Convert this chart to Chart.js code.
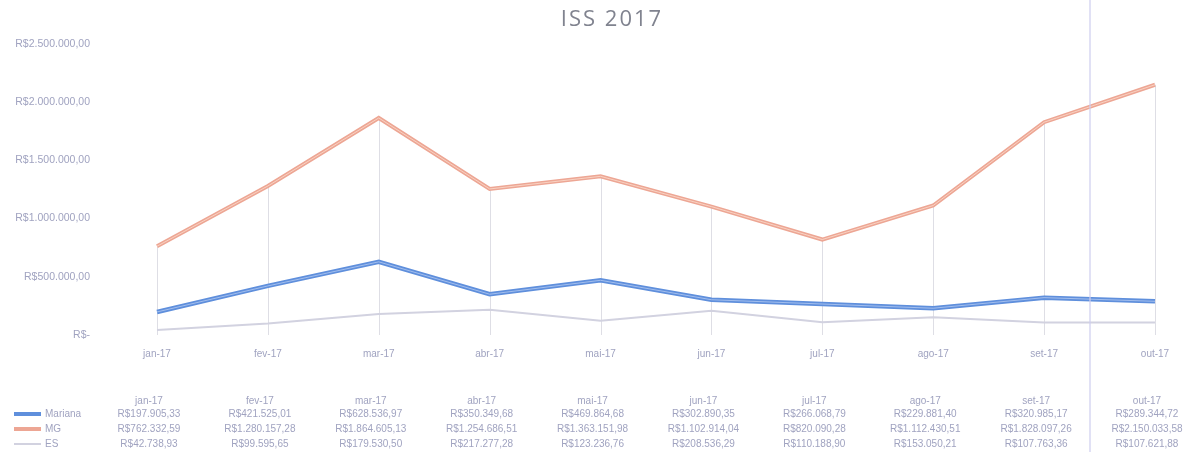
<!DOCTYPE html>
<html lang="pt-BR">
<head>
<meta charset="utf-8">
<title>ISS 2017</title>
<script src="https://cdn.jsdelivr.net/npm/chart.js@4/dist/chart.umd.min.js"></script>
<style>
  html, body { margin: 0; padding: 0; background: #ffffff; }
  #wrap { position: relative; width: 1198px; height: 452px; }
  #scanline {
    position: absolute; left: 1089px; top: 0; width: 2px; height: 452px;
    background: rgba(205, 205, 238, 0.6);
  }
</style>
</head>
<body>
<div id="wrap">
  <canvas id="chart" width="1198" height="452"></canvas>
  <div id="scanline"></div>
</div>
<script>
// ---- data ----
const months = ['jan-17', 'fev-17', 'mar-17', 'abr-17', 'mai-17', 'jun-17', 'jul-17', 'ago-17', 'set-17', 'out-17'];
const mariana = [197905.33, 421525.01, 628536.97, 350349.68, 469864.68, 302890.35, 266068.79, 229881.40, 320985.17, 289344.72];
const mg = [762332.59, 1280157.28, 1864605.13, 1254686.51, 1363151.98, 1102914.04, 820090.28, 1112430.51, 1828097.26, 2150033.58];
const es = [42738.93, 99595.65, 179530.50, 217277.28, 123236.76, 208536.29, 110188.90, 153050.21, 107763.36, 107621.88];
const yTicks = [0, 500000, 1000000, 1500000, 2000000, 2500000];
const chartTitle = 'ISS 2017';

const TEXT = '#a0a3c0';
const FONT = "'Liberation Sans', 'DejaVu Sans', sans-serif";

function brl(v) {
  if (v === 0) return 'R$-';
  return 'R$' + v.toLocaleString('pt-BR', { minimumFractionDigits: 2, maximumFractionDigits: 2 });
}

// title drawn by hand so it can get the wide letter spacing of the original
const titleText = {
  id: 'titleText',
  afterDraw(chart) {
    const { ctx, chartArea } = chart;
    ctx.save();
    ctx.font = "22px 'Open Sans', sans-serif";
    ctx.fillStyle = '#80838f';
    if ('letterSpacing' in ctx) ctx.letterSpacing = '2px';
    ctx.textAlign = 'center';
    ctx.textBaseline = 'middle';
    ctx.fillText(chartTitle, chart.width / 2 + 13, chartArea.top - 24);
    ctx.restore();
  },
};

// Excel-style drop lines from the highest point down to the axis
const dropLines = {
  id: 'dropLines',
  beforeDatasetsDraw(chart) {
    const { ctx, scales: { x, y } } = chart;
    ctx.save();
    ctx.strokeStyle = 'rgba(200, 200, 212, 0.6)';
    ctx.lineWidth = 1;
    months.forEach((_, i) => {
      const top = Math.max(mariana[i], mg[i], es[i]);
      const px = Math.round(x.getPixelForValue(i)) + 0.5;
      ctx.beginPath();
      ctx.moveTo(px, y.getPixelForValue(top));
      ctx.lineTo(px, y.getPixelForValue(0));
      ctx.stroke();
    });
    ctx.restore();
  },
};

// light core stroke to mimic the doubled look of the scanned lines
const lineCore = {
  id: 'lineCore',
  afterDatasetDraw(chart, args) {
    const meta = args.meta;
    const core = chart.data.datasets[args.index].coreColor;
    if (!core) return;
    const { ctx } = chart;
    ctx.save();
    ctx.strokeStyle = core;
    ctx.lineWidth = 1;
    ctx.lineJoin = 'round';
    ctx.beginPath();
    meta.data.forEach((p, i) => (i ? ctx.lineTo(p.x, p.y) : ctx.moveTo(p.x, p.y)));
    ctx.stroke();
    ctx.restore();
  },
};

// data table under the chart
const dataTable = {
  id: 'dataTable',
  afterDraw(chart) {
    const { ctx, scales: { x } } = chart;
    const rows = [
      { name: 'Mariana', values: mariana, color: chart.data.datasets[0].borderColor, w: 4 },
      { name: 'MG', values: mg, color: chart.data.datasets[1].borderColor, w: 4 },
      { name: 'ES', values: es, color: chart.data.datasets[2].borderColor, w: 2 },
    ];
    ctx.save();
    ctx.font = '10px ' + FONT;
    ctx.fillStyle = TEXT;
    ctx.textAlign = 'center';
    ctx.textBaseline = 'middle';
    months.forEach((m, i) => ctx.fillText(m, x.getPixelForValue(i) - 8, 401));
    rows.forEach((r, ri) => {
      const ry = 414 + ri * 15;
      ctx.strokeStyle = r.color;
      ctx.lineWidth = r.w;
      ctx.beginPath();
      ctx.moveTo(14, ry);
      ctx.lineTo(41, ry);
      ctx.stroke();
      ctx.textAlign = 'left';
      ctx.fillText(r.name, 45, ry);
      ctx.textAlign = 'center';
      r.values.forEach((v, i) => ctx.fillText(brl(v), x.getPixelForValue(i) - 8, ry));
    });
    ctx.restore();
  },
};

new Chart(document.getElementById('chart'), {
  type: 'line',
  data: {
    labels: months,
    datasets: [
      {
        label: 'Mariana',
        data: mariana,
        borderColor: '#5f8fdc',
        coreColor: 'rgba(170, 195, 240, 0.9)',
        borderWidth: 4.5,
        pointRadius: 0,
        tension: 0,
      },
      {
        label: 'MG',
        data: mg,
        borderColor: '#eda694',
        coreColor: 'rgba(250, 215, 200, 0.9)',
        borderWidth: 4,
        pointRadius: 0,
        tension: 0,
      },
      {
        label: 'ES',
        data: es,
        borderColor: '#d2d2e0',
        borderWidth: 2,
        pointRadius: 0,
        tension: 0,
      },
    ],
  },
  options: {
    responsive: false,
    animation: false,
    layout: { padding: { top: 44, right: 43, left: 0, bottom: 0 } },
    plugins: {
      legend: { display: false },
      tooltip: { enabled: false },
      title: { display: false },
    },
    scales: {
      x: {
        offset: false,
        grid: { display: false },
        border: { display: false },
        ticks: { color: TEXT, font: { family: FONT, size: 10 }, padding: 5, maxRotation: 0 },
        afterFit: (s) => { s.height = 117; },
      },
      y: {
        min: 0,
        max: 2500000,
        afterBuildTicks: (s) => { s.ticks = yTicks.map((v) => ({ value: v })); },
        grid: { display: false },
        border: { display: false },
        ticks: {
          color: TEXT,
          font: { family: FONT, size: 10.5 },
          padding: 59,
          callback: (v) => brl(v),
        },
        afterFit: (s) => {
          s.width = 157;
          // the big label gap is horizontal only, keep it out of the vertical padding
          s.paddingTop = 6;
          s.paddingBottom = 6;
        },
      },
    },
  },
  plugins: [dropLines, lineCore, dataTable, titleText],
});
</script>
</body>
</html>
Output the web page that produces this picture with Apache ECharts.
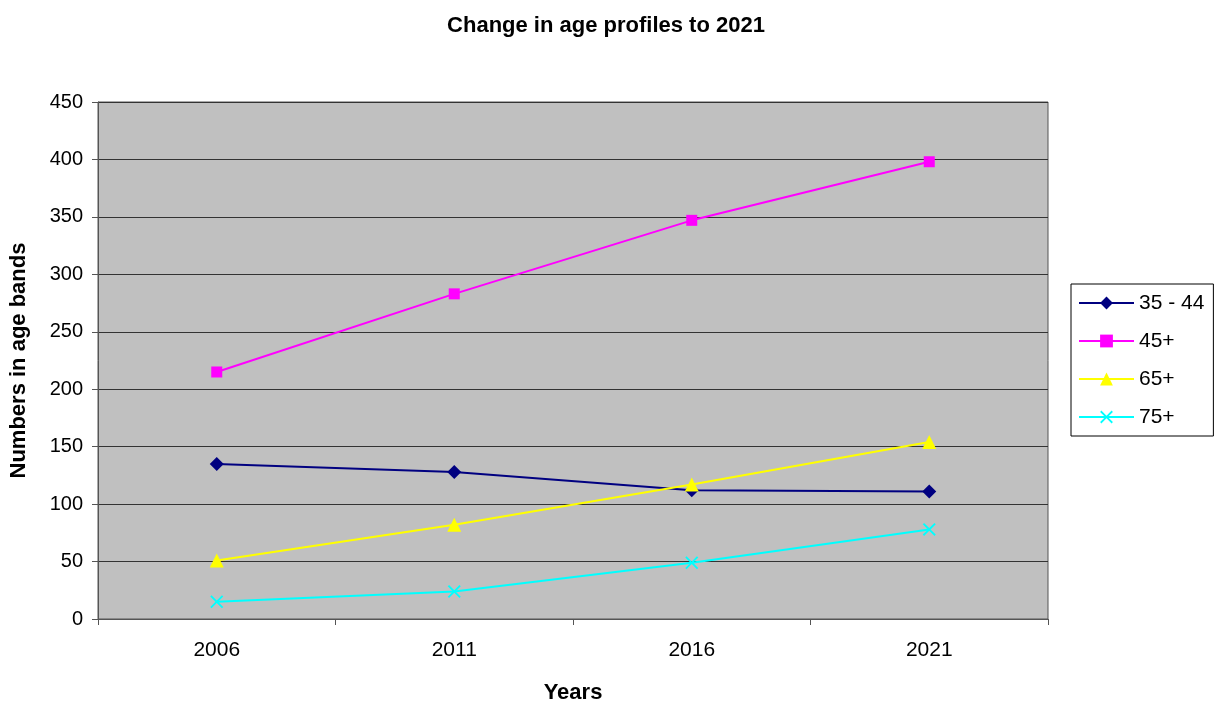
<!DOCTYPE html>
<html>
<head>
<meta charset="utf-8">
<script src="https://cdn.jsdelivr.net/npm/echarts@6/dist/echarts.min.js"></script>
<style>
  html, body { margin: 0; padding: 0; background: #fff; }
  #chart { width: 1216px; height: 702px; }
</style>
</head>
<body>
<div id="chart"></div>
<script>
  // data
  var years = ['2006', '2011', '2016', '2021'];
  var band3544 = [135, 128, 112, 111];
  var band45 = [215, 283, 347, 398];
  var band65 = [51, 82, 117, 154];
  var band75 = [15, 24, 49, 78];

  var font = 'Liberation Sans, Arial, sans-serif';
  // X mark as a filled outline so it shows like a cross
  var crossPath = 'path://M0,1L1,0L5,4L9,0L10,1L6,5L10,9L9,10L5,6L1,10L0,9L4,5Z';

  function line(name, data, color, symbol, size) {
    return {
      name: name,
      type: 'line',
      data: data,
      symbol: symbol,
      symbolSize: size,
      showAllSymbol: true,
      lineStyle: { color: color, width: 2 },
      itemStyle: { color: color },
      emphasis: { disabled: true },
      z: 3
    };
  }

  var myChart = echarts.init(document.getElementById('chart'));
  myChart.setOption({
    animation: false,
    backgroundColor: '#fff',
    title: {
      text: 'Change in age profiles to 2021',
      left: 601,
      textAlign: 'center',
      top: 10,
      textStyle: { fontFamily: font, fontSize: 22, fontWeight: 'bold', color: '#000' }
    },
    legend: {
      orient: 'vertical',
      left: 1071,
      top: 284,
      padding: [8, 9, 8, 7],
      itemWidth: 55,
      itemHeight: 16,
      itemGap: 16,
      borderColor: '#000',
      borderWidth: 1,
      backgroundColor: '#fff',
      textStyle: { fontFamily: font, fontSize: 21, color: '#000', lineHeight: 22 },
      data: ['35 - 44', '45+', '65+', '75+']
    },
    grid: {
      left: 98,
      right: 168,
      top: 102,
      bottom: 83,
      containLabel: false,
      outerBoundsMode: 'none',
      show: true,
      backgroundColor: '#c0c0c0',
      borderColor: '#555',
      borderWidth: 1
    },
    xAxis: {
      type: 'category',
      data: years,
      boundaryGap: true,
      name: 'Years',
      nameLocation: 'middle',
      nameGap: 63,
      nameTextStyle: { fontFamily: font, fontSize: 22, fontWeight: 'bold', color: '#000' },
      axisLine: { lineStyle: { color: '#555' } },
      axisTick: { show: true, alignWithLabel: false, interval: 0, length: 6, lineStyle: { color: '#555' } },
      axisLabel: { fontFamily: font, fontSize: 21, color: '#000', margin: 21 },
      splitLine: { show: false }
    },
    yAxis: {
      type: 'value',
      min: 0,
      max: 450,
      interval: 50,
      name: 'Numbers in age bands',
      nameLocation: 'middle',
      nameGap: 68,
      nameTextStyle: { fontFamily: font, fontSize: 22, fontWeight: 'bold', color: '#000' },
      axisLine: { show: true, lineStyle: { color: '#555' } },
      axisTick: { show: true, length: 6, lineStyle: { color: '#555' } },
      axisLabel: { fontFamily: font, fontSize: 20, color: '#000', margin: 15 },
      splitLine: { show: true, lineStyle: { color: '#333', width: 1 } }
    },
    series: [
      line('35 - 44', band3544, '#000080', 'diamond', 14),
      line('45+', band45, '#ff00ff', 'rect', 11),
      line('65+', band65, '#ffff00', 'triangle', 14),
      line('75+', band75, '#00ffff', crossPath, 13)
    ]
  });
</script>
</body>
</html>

--

- WHAT THE TASK REQUIRES -
Look through the records and gather each line with the word "picture".

- SOLUTION -
Output the web page that produces this picture with Apache ECharts.

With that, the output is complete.